BATTLES over land use have hit a major charity donor in Durham city, a public inquiry has heard.

The Durham City Freemen give hundreds of pounds to a range of good causes every year, with cash raised from its historic interests in the city.

But bosses at the organisation, which is attempting to halt Durham County Council’s (DCC) plans for a car park on protected land at the Sands to serve its new £50 million HQ, claim disputes with the local authority have hampered its philanthropic efforts.

“The land for the car park is a modest area of the wider Sands, the Freemen have common rites of grazing going back for centuries, and they have been recorded since at least 1860,” said Nicola Allen, a planning law specialist acting for the City of Durham Parish Council and the Freemen.

“These rights are important to the freedmen, as they are reflected and recognised in payments and, of course, the money is applied for charitable purposes in Durham.”

Allen was speaking at the third day of a public inquiry into an application to strip the site, formerly a coach park, of its protected ‘common land’ status.

DCC’s application would see a 0.17-hectare portion of the Sands stripped of its common land status, with an alternative site more than 10 times larger offered at Aykley Heads as a replacement.

Philip Wills, the Freemen’s clerk, told the inquiry ‘considerable sums’ had been spent on legal costs following disputes with the county council in recent years, limiting the organisation’s budget for charitable donations.

But Stephen Whale, acting for DCC, insisted the car park plans would not directly affect the Freemen’s finances.

He said: “At the moment [the Freemen] surrender their right to graze in return for money.

“If the grazing right is transferred to the replacement land at Aykley Heads, they can again surrender that right for money, as they have done for over 100 years.”

He added: “If the application is granted, it will not cause the Freeman any financial loss.”

County bosses have defended their process for attempting to secure permission to build on protected land.

Durham County Council (DCC) is currently defending its application to de-register part of the Sands site, in Durham City, as ‘common land’ to make way for a car park.

Giving evidence to a government assessor, it has insisted it sought to secure planning permission for its controversial new £50 million HQ before applying to strip the area of its special status to avoid accusations of pre-judging the decision.

“The county council was the applicant for planning permission for the new HQ in development and it was also the decision maker as local planning authority,” said Stephen Whale, a planning law specialist acting for DCC.

“It decided to apply for de-registration and exchange regarding the common land after planning permission was granted because it did not want to give any impression that the outcome of the planning application was in any way predetermined.

“It was not predetermined – the planning commission was granted on April 1, 2019, the common land application is dated August 22, 2019.”

Whale was speaking today (Thursday, April 29) at the third day of a public inquiry into the application to strip the site, formerly a coach park, of its common land status.

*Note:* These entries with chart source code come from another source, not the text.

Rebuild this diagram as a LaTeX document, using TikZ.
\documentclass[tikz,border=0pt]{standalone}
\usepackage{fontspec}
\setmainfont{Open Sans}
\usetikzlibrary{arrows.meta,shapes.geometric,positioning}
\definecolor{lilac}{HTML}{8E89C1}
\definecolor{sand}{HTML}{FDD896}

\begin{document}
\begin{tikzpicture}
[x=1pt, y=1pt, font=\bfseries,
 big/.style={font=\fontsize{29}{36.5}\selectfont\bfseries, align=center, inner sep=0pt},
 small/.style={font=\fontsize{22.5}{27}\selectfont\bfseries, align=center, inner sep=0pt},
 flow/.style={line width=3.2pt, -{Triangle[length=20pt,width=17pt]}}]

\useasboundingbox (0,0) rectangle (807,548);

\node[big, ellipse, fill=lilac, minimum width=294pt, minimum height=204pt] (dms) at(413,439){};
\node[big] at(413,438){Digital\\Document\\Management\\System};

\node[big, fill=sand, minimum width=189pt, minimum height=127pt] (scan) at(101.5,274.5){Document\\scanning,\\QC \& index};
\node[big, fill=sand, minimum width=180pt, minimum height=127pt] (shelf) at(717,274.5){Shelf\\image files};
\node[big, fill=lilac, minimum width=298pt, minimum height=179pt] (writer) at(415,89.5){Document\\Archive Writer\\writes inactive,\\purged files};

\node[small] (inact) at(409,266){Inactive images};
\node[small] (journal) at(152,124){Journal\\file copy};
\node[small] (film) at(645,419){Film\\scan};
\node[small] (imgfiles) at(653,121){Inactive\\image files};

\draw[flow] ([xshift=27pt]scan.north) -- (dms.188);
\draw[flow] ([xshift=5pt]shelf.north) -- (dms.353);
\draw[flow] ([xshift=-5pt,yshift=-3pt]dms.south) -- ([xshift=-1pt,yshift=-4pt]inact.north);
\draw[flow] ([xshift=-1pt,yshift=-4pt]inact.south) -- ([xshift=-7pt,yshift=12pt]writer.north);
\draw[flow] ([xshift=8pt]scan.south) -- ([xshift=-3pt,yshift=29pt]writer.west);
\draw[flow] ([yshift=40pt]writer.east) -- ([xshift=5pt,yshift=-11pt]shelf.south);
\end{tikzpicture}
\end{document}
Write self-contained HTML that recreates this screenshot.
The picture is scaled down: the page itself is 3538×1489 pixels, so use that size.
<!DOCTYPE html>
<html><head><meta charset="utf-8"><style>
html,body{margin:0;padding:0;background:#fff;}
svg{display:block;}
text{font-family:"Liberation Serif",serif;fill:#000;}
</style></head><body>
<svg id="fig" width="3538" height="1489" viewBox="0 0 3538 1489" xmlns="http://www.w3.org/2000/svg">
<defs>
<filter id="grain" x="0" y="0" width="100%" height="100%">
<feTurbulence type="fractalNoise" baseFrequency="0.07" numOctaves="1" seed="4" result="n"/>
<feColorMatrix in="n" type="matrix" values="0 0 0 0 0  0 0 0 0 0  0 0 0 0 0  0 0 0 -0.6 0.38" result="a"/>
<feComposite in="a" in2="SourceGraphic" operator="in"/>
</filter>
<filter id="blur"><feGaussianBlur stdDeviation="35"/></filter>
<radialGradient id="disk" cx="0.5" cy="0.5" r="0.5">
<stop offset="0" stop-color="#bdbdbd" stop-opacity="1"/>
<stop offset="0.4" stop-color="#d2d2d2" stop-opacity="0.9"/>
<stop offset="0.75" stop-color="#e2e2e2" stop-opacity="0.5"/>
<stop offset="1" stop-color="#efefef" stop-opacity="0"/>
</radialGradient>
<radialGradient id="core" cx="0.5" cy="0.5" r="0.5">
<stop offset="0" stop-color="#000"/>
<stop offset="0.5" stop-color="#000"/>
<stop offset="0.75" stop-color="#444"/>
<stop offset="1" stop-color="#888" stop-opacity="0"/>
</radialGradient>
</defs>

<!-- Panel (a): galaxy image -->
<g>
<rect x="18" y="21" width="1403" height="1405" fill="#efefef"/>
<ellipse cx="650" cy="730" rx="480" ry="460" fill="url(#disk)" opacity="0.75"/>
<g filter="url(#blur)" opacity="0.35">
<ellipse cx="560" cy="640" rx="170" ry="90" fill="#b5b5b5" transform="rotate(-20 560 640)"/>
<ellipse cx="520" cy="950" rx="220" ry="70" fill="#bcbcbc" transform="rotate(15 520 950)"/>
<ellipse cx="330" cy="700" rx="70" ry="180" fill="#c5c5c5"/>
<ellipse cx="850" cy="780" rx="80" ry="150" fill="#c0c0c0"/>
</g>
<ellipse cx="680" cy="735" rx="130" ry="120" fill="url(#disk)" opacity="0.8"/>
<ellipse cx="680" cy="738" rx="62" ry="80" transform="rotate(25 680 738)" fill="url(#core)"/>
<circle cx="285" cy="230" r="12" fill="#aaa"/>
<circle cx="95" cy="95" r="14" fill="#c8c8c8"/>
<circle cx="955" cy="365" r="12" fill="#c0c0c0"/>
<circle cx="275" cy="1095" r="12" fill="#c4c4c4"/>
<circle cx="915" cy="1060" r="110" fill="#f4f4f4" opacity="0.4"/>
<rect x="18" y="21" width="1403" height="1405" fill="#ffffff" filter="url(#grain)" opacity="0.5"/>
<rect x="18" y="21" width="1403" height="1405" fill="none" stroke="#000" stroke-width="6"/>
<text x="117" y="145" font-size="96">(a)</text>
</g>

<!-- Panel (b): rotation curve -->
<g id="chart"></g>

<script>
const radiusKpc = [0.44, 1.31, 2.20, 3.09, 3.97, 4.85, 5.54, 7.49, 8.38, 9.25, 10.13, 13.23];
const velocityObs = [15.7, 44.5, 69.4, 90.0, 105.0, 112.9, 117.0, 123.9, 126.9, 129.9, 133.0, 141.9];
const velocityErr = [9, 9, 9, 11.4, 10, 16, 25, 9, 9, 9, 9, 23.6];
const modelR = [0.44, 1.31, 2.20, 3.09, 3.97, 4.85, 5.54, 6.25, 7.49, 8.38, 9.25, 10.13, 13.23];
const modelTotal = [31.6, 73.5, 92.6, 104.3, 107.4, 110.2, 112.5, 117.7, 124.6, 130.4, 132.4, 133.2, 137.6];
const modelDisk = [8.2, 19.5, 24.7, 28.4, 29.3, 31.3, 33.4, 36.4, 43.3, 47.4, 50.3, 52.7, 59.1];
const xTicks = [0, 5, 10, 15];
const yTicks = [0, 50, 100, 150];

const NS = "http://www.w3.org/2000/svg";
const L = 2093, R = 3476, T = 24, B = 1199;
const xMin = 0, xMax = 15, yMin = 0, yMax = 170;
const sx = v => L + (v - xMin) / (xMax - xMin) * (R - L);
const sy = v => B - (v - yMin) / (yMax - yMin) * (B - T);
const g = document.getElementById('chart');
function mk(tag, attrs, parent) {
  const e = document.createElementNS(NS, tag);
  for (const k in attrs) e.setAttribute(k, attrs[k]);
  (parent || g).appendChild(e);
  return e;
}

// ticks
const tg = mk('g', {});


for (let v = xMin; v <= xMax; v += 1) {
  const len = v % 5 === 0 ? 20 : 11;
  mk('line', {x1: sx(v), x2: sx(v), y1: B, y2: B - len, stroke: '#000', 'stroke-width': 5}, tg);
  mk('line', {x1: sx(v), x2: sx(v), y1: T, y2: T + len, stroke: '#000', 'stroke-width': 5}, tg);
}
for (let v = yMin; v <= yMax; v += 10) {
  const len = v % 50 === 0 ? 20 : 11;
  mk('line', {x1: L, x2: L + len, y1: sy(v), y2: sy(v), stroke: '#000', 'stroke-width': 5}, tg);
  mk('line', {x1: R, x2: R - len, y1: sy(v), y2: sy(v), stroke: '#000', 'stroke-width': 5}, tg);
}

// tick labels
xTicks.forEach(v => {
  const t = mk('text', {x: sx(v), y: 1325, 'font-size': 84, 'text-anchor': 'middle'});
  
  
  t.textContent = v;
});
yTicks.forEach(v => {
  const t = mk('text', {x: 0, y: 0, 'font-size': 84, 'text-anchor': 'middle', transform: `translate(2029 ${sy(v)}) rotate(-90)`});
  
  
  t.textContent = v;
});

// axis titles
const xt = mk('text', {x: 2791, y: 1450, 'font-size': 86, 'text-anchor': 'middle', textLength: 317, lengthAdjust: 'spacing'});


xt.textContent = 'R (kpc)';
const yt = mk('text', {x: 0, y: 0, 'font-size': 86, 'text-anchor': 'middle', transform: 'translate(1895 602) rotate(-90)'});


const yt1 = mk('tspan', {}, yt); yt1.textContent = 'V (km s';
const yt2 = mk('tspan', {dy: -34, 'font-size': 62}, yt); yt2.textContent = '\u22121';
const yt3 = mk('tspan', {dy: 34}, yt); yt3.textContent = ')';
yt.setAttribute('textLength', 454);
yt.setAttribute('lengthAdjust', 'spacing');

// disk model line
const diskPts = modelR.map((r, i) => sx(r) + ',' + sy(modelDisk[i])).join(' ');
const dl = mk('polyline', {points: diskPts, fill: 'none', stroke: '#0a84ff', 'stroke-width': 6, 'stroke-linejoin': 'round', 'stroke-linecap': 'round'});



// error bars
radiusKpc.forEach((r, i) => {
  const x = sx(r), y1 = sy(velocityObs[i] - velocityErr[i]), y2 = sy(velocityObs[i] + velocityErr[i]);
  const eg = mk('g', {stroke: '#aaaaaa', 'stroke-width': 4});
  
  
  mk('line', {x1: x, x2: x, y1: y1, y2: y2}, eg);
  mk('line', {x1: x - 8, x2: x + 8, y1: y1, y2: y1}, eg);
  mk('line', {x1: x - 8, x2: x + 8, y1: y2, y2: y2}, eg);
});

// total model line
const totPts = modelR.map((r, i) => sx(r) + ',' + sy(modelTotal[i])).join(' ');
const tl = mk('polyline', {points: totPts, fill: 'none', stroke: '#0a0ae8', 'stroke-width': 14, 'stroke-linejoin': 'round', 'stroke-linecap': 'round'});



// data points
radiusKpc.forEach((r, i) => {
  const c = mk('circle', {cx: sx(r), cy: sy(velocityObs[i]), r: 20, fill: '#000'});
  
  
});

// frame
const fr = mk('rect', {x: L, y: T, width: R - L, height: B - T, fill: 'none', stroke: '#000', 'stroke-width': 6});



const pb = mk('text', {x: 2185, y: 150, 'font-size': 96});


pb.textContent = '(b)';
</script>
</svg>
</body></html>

He added attempts to remove the protections had also been delayed by a bid for a judicial review of the HQ plans by the City of Durham Parish Council.

The question of why the county council processed its planning application before seeking to remove the common land status, was posed by Jean Crowden, a registered objector taking part in the inquiry.

The inquiry has now adjourned and is expected to resume for at least three more days in May.